Ex-Worker Charged With Stealing Donations to Student Club

By April Witt and David S. Fallis
Washington Post Staff Writers
Thursday, November 1, 2007

Federal prosecutors have charged the former business manager at a District school for emotionally disturbed elementary students with stealing $30,000 in donations to the school's chess club, which raised the money for a trip to a national student tournament.

In a filing Monday in U.S. District Court, prosecutors said Sandy Jones, former business manager of the Moten Center in Anacostia, made withdrawals from bank branches and ATMs and wrote herself unauthorized checks from the chess club's account from May through November 2003.

The young chess players had been selling candy and hot dogs to pay for a trip to the Nashville tournament. After The Washington Post published a column that said they were falling short of their goal, readers donated about $70,000 to the club -- far more than was needed for the trip, records show. Eleven children and their adult chaperons made the trip in May 2003. Leftover donations were deposited in a student bank account.

After the tournament, Jones began taking the donations from the student account, according to the charging documents. She was charged with one count of first-degree fraud and one count of bank fraud.

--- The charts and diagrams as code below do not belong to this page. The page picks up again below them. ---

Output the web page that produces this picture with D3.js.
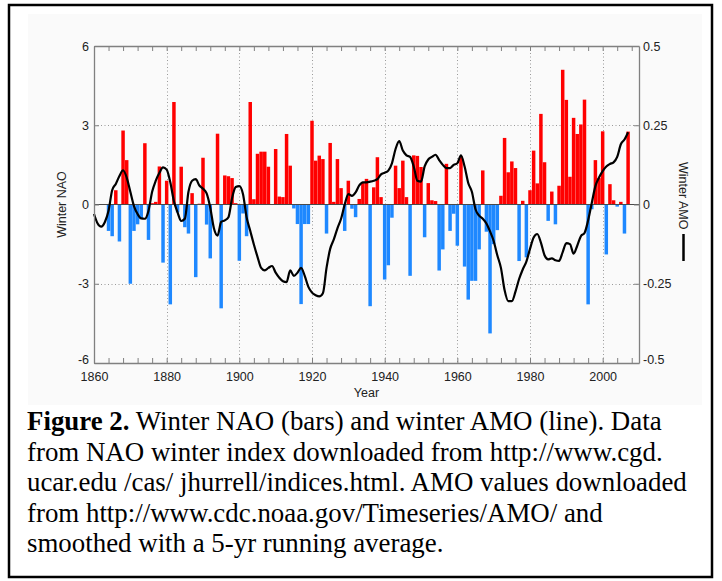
<!DOCTYPE html>
<html>
<head>
<meta charset="utf-8">
<script src="https://cdn.jsdelivr.net/npm/d3@7"></script>
<style>
  body { margin: 0; background: #fff; }
  svg { display: block; }
</style>
</head>
<body>
<div id="the_chart"></div>
<script>
// winter NAO index (bars), one value per year starting in 1864
var naoFirstYear = 1864;
var naoValues = [
  -1.0, -1.2, 0.54, -1.4, 2.8, 1.68, -3.0, -1.0, -0.75, -0.55,   // 1864-1873
  2.32, -1.34, 0.05, 0.1, 1.44, -2.2, 0.9, -3.78, 3.88, -0.3,    // 1874-1883
  1.43, -0.86, -1.1, 0.43, -2.75, 0.03, 1.77, -0.76, -2.04, 0.02, // 1884-1893
  2.68, -3.93, 1.1, 1.07, 1.0, 0.05, -2.13, -0.34, -1.2, 3.88,   // 1894-1903
  0.2, 1.92, 2.0, 2.0, 1.43, 0.0, 2.1, 0.3, 0.28, 2.67,          // 1904-1913
  1.47, -0.15, -0.74, -3.77, -0.74, -0.74, 3.17, 1.66, 1.85, 1.72, // 1914-1923
  -1.1, 2.33, 0.1, 1.72, 0.62, -1.0, 0.9, -0.16, -0.48, 0.21,    // 1924-1933
  0.84, 0.97, -3.85, 0.65, 1.79, 0.28, -2.84, -2.3, -0.5, 1.47,  // 1934-1943
  0.62, 1.66, 0.28, -2.7, 1.86, 1.84, 1.42, -1.24, 0.81, 0.16,   // 1944-1953
  0.13, -2.5, -1.7, 1.54, -1.0, -0.35, -1.56, 1.82, -2.35, -3.6, // 1954-1963
  -2.89, -2.89, -1.7, 1.29, -1.03, -4.88, -1.5, -0.97, 0.33, 2.52, // 1964-1973
  1.22, 1.63, 1.38, -2.14, 0.14, -2.0, 0.54, 2.04, 0.8, 3.43,    // 1974-1983
  1.6, -0.62, 0.49, -0.75, 0.71, 5.1, 3.96, 1.05, 3.28, 2.67,    // 1984-1993
  3.03, 3.97, -3.78, -0.18, 1.68, 1.0, 2.77, -1.89, 0.77, 0.16,  // 1994-2003
  -0.08, 0.1, -1.1, 2.76                                         // 2004-2007
];

// winter AMO, 5-yr running mean (line), one value per year starting in 1860
var amoFirstYear = 1860;
var amoValues = [
  -0.03, -0.06, -0.07, -0.055, -0.02, 0.045, 0.065, 0.09, 0.108, 0.085,   // 1860-1869
  0.04, -0.005, -0.03, -0.044, -0.045, -0.02, 0.04, 0.075, 0.1, 0.117,    // 1870-1879
  0.11, 0.07, 0.01, -0.025, -0.052, -0.045, 0.04, 0.075, 0.08, 0.06,      // 1880-1889
  0.05, 0.035, -0.01, -0.075, -0.098, -0.055, -0.05, -0.04, 0.02, 0.055,  // 1890-1899
  0.058, 0.033, -0.04, -0.083, -0.126, -0.165, -0.2, -0.208, -0.2, -0.194, // 1900-1909
  -0.215, -0.231, -0.242, -0.245, -0.208, -0.225, -0.215, -0.2, -0.225, -0.26, // 1910-1919
  -0.278, -0.286, -0.29, -0.28, -0.2, -0.14, -0.11, -0.075, -0.045, 0.0,  // 1920-1929
  0.033, 0.027, 0.038, 0.06, 0.07, 0.07, 0.072, 0.075, 0.08, 0.095,       // 1930-1939
  0.1, 0.107, 0.13, 0.175, 0.2, 0.17, 0.155, 0.15, 0.12, 0.075,           // 1940-1949
  0.072, 0.12, 0.142, 0.15, 0.157, 0.14, 0.125, 0.115, 0.115, 0.125,      // 1950-1959
  0.13, 0.155, 0.12, 0.068, 0.04, -0.015, -0.035, -0.045, -0.06, -0.085,  // 1960-1969
  -0.115, -0.16, -0.2, -0.27, -0.305, -0.305, -0.275, -0.235, -0.205, -0.18, // 1970-1979
  -0.14, -0.104, -0.093, -0.12, -0.16, -0.173, -0.17, -0.176, -0.178, -0.15, // 1980-1989
  -0.122, -0.125, -0.155, -0.13, -0.1, -0.09, -0.05, 0.005, 0.058, 0.085, // 1990-1999
  0.105, 0.12, 0.128, 0.133, 0.15, 0.19, 0.205, 0.228                     // 2000-2007
];

var yearTicks = [1860, 1880, 1900, 1920, 1940, 1960, 1980, 2000];
var naoTicks = [-6, -3, 0, 3, 6];
var amoTicks = [-0.5, -0.25, 0, 0.25, 0.5];

var captionLines = [
  "from NAO winter index downloaded from http://www.cgd.",
  "ucar.edu /cas/ jhurrell/indices.html. AMO values downloaded",
  "from http://www.cdc.noaa.gov/Timeseries/AMO/ and",
  "smoothed with a 5-yr running average."
];

function gen_vis() {
    var w = 722, h = 581;
    var left = 94, right = 639, top = 46, bottom = 363;

    var svg = d3.select("#the_chart").append("svg")
        .attr("width", w)
        .attr("height", h);

    // figure frame + faint background of the pasted chart image
    svg.append("rect")
        .attr("x", 9).attr("y", 5).attr("width", 703).attr("height", 572)
        .attr("fill", "#fff").attr("stroke", "#000").attr("stroke-width", 2.5);
    svg.append("rect")
        .attr("x", 28).attr("y", 14).attr("width", 674).attr("height", 391)
        .attr("fill", "#fafafa");

    var naoData = naoValues.map(function (v, i) { return { year: naoFirstYear + i, v: v }; });
    var amoData = amoValues.map(function (v, i) { return { year: amoFirstYear + i, v: v }; });

    var xscale = d3.scaleLinear().domain([1860, 2010]).range([left, right]);
    var yscale = d3.scaleLinear().domain([-6, 6]).range([bottom, top]);
    var ascale = d3.scaleLinear().domain([-0.5, 0.5]).range([bottom, top]);

    var bw = (xscale(1861) - xscale(1860)) * 0.96;
    var minorYears = d3.range(1860, 2010, 4);

    // dotted grid
    var grid = svg.append("g").attr("stroke", "#9a9a9a").attr("stroke-width", 1)
        .attr("stroke-dasharray", "1,2.5");
    grid.selectAll("line.gx")
        .data(yearTicks.filter(function (d) { return d > 1860; }))
        .enter().append("line")
        .attr("x1", function (d) { return Math.round(xscale(d)) + 0.5; })
        .attr("x2", function (d) { return Math.round(xscale(d)) + 0.5; })
        .attr("y1", top).attr("y2", bottom);
    grid.selectAll("line.gy")
        .data([-3, 3])
        .enter().append("line")
        .attr("x1", left).attr("x2", right)
        .attr("y1", function (d) { return Math.round(yscale(d)) + 0.5; })
        .attr("y2", function (d) { return Math.round(yscale(d)) + 0.5; });

    // bars
    svg.selectAll("rect.bar")
        .data(naoData)
        .enter().append("rect")
        .attr("class", "bar")
        .attr("x", function (d) { return xscale(d.year) - bw / 2; })
        .attr("width", bw)
        .attr("y", function (d) { return yscale(Math.max(0, d.v)); })
        .attr("height", function (d) { return Math.abs(yscale(d.v) - yscale(0)); })
        .attr("fill", function (d) { return d.v >= 0 ? "#ff0000" : "#1e88ff"; });

    // zero line
    svg.append("line")
        .attr("x1", left).attr("x2", right)
        .attr("y1", yscale(0)).attr("y2", yscale(0))
        .attr("stroke", "#4a4a4a").attr("stroke-width", 1.2);

    // AMO line
    var line = d3.line()
        .x(function (d) { return xscale(d.year); })
        .y(function (d) { return ascale(d.v); })
        .curve(d3.curveMonotoneX);
    svg.append("path")
        .datum(amoData)
        .attr("d", line)
        .attr("fill", "none")
        .attr("stroke", "#000")
        .attr("stroke-width", 2.2)
        .attr("stroke-linejoin", "round");

    // axes
    var font = "'Liberation Sans', Arial, sans-serif";

    var xaxis = d3.axisBottom(xscale).tickValues(minorYears).tickSizeInner(-5).tickSizeOuter(0)
        .tickPadding(10)
        .tickFormat(function (d) { return yearTicks.indexOf(d) >= 0 ? d : ""; });
    svg.append("g").attr("class", "xaxis")
        .attr("transform", "translate(0," + bottom + ")")
        .call(xaxis);

    var xtop = d3.axisTop(xscale).tickValues(minorYears).tickSizeInner(-5).tickSizeOuter(0)
        .tickFormat("");
    svg.append("g").attr("class", "xaxis")
        .attr("transform", "translate(0," + top + ")")
        .call(xtop);

    var yaxis = d3.axisLeft(yscale).tickValues(naoTicks).tickSizeInner(-5).tickSizeOuter(0)
        .tickPadding(5).tickFormat(function (d) { return String(d); });
    svg.append("g").attr("class", "yaxis")
        .attr("transform", "translate(" + left + ",0)")
        .call(yaxis);

    var aaxis = d3.axisRight(ascale).tickValues(amoTicks).tickSizeInner(-5).tickSizeOuter(0)
        .tickPadding(4).tickFormat(function (d) { return String(d); });
    svg.append("g").attr("class", "yaxis")
        .attr("transform", "translate(" + right + ",0)")
        .call(aaxis);

    svg.selectAll(".xaxis path, .yaxis path").attr("stroke", "#808080").attr("stroke-width", 1.3);
    svg.selectAll(".xaxis line, .yaxis line").attr("stroke", "#808080");
    svg.selectAll(".xaxis text, .yaxis text")
        .style("font-family", font).style("font-size", "12.5px").attr("fill", "#222");
    svg.selectAll(".xaxis text").attr("dy", "0.6em");
    // the -6 label sits a little above the corner, as in the original
    svg.selectAll(".yaxis .tick").filter(function (d) { return d === -6 || d === -0.5; })
        .select("text").attr("dy", "0.05em");

    // axis titles
    svg.append("text")
        .attr("transform", "translate(66," + yscale(0) + ") rotate(-90)")
        .attr("text-anchor", "middle")
        .style("font-family", font).style("font-size", "12.5px").attr("fill", "#222")
        .text("Winter NAO");

    svg.append("text")
        .attr("x", xscale(1935)).attr("y", 397)
        .attr("text-anchor", "middle")
        .style("font-family", font).style("font-size", "12.5px").attr("fill", "#222")
        .text("Year");

    var amoLabel = svg.append("g").attr("transform", "translate(679,162) rotate(90)");
    amoLabel.append("text")
        .attr("x", 0).attr("y", 0)
        .style("font-family", font).style("font-size", "12.5px").attr("fill", "#222")
        .text("Winter AMO");
    amoLabel.append("line")
        .attr("x1", 72).attr("x2", 99).attr("y1", -4.5).attr("y2", -4.5)
        .attr("stroke", "#000").attr("stroke-width", 2.5);

    // caption, sized so the first line spans the same width as the original
    var serif = "'Liberation Serif', 'Times New Roman', serif";
    var cap = svg.append("g")
        .style("font-family", serif).style("font-size", "21px").attr("fill", "#000");
    var first = cap.append("text").attr("x", 27).attr("y", 430);
    first.append("tspan").style("font-weight", "bold").text("Figure 2.");
    first.append("tspan").text(" Winter NAO (bars) and winter AMO (line). Data");
    var fs = 21 * 635 / first.node().getComputedTextLength();
    cap.style("font-size", fs + "px");
    cap.selectAll("text.cl")
        .data(captionLines)
        .enter().append("text")
        .attr("class", "cl")
        .attr("x", 27)
        .attr("y", function (d, i) { return 460.5 + i * 30.5; })
        .text(function (d) { return d; });
}

gen_vis();
</script>
</body>
</html>
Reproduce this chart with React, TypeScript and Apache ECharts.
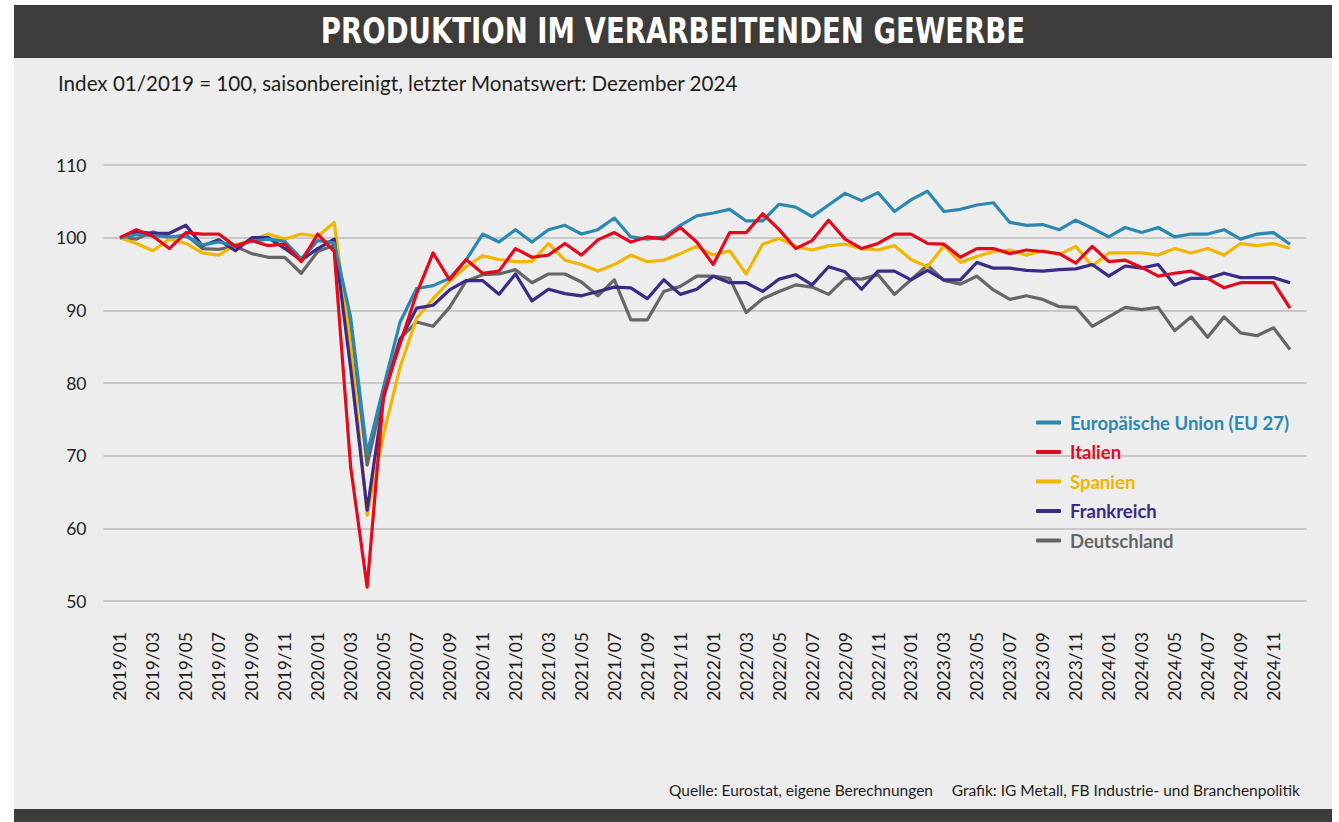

Jones and her attorney did not return phone calls yesterday.

The Moten chess club, the only special-needs team participating in the tournament, finished in the middle of the field.

Vaughn L. Bennett, 42, who was the volunteer coach for the club in 2003, said yesterday that he was disheartened by the alleged theft.

"What I had envisioned was that the money would be used to have those kids continuously playing chess, to stay connected and travel to other places to play chess," Bennett said.

Like other students at the elementary school, club members have behavioral and learning problems that have made it difficult for them to succeed at mainstream schools.

Learning chess was an opportunity to acquire life skills in one of the poorest neighborhoods in the District, Bennett said.

"It gives them the opportunity to look at human conduct through a chessboard," Bennett said. "If they make a good move, they can possibly have good consequences."